= Manqué =

French term for underperformer

A manqué (feminine manquée, from the French for "missed") is a person who has failed to live up to a specific expectation or ambition. It is usually used in combination with a profession: for example, a career civil servant with political prowess who nonetheless never attained political office might be described as a "politician manqué". It can also be used relative to a specific role model; a second-rate method actor might be referred to as a "Marlon Brando manqué".

==Overview==
The term derives from the past participle of the French verb manquer (to miss, to fail, to lack). In English, it is used postpositively, that is, following the noun it modifies in the manner of most adjectives in French.

The British political writer and former M.P. David Marquand described the mid-20th century Labour politician Aneurin Bevan as a "statesman manqué", while the magazine Private Eye referred to journalist Janet Street-Porter as an "architect manquée".

The Collins Dictionary gave the example of a manager as an "actor manqué", while the Oxford Dictionary of Foreign Words and Phrases cited the Times magazine in 1996 as describing a "subway genius" as "a writer manqué since many of his chosen citations deal with creating literature". Arising from the apocryphal inscription on Plato's door in Ancient Greece, "let no one devoid of geometry enter here", the 17th-century philosopher Thomas Hobbes has been described as typifying a "mathematician manqué".
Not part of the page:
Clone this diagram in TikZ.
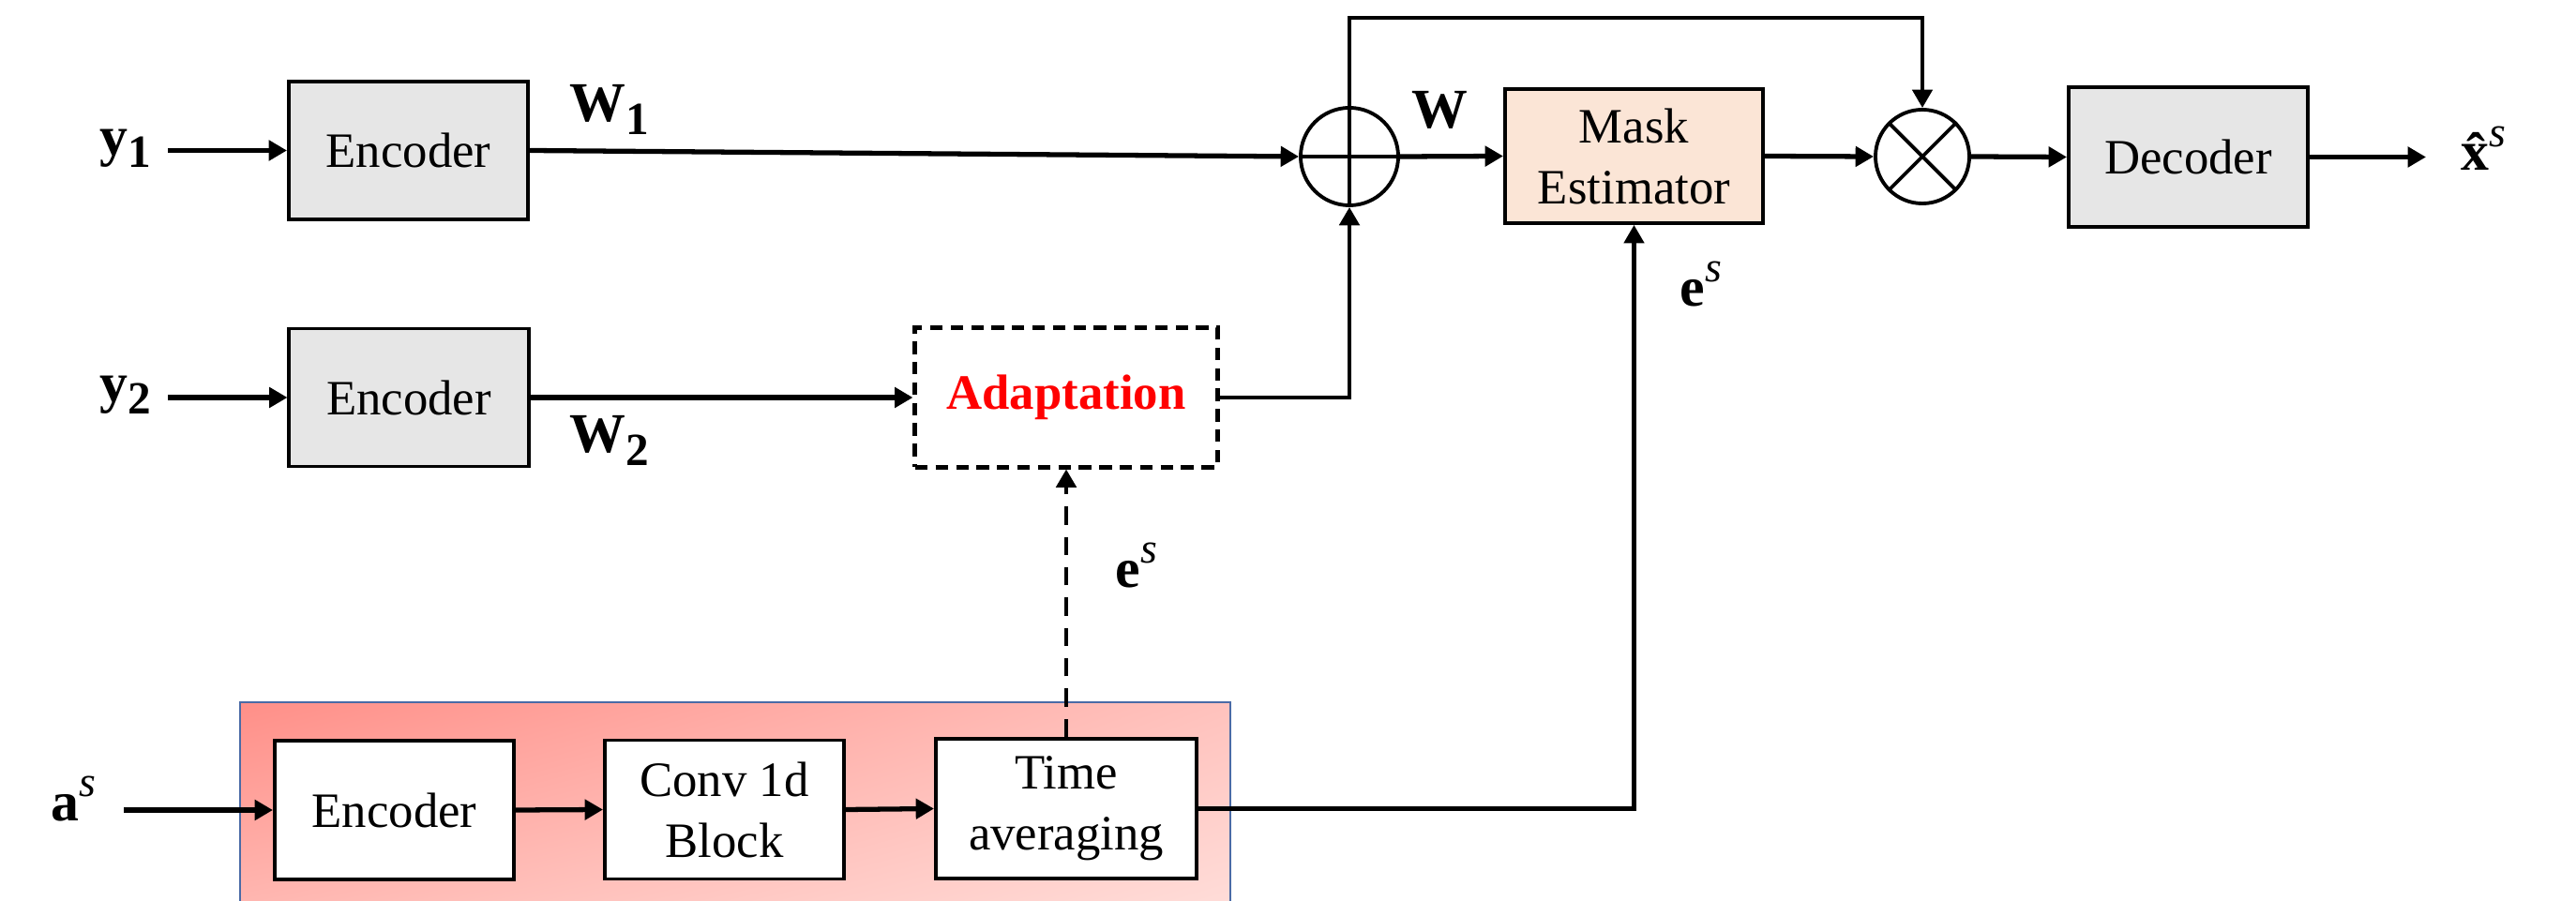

In Vladimir Nabokov's Lolita, the narrator, Humbert Humbert, reminisces, "At first, I planned to take a degree in psychiatry as many manqué talents do; but I was even more manqué than that . . . and I switched to English literature."

==As failure==
In French manqué is sometimes applied to someone who has failed to gain professional status - such as un médecin manqué (a failed doctor) - whereas, in English, it need not have that pejorative implication. In the game of roulette the set of numbers from 1 to 18 is described as manque (no accent), meaning that the ball has "failed" to land in one of the higher (19–36) slots.

==Manky==
The slang manky, meaning "inferior" or "dirty", is thought to be linked in some way to manqué, possibly from the Scots word mank (maimed or defective) but maybe via Polari. The ancestor of all these words is the Latin mancus (maimed or crippled; and, by transference, imperfect or incomplete).